7 juin > Histoire France > Jacques Duquesne

"J’ai cherché partout une image, aux deux sens de ce terme, une chose peinte ou une métaphore, ne serait-ce qu’une métaphore pour vous parler de Dunkerque : orange éclatée, plomb fondu, hallali noir, piège de tonnerre et d’écume, kermesse de l’agonie… tout n’est que dérision." C’est Aragon qui parle, cité par Jacques Duquesne. Il fait partie de ces témoins qui n’ont pu oublier les yeux de ceux qui s’embarquèrent en juin 1940. Jacques Duquesne aussi était là, juste à côté, dans la maison familiale au bord du canal des Moëres, à Téteghem. Il avait 10 ans.

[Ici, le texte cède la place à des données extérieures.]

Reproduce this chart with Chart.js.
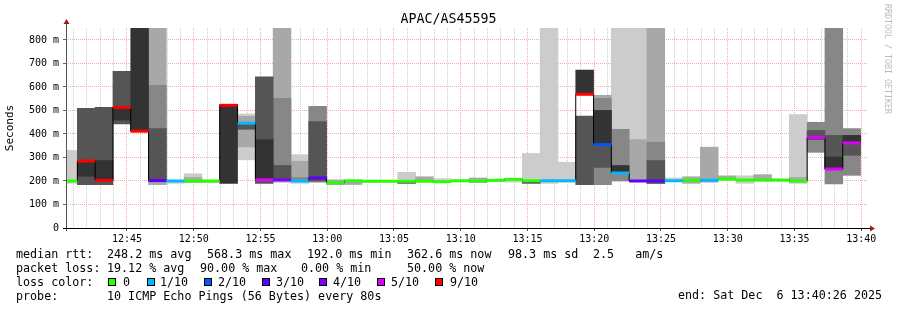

Il se souvient de la cave, des bombardements, de la terre qui tremble, de son père policier qui revient le soir d’une ville en cendres, des rumeurs sur des parachutages de soldats déguisés en bonnes sœurs, d’un cheval fier qui avance vers la mort le ventre troué par un éclat d’obus, d’un jeu avec un canon antichar, des premières cigarettes Senior Service, de la peur qui s’installe et dont on finit par se détacher. Dans la classe du "certif’", cette grande figure du journalisme - il fut directeur du Point - raconte avec émotion cette enfance dans la guerre.

Mais l’auteur de Maria Vandamme (Grasset, prix Interallié 1983) n’oublie pas qu’il est aussi historien (Les catholiques français sous l’Occupation, Seuil, "Point histoire", 1996). Il revient donc sur les origines de cette drôle de guerre qui tourne au cauchemar, les panzers de Guderian qui prennent en tenailles les troupes britanniques, belges et françaises dans la poche de Dunkerque. 400 000 soldats sont piégés. L’évacuation - appelée opération Dynamo - espère sauver 45 000 hommes. Après des journées tragiques, sous des bombardements incessants, 340 000 sont évacués vers l’Angleterre, dont 140 000 Belges et Français.

Jacques Duquesne ne retrace pas toute l’opération Dynamo. Cela a été fait maintes fois et en détail. L’originalité de son livre tient à sa proximité avec son sujet, à sa sincérité et à sa fidélité à ce gosse du Nord qu’il fut et qu’il reste encore. Entre le récit scrupuleux des événements et le fameux Week-end à Zuydcoote de Robert Merle (Gallimard, prix Goncourt 1949), il convoque histoire et mémoire dans un ballet subtil pour décrire ces quinze jours décisifs.

Le 10 mai 1940, un Dunkerquois compte la centième alerte depuis le début de la guerre. Ce qui va suivre va être terrible. Les Stukas aux sirènes stridentes et les bombardiers de la Luftwaffe harcèlent la ville. Dans un souci d’efficacité, Goering a repris pour Dunkerque la technique utilisée en 1937 sur Guernica. Jacques Duquesne évoque aussi l’atermoiement des politiques, la sagesse de quelques officiers et le courage des soldats français qui contiennent les Allemands dans les faubourgs et transforment le désastre annoncé en retrait victorieux.

"Il n’y eut pas de miracle à Dunkerque, seulement des lâchetés et de l’héroïsme. Des hommes, quoi." De cette bataille lourde de conséquences pour la suite de la guerre, Christopher Nolan a tiré un film à grand spectacle qui sort le 19 juillet. Plus intime, Jacques Duquesne met ses pas dans les vers d’Aragon, histoire de rappeler que les guerres se gagnent aussi contre l’oubli. L. L.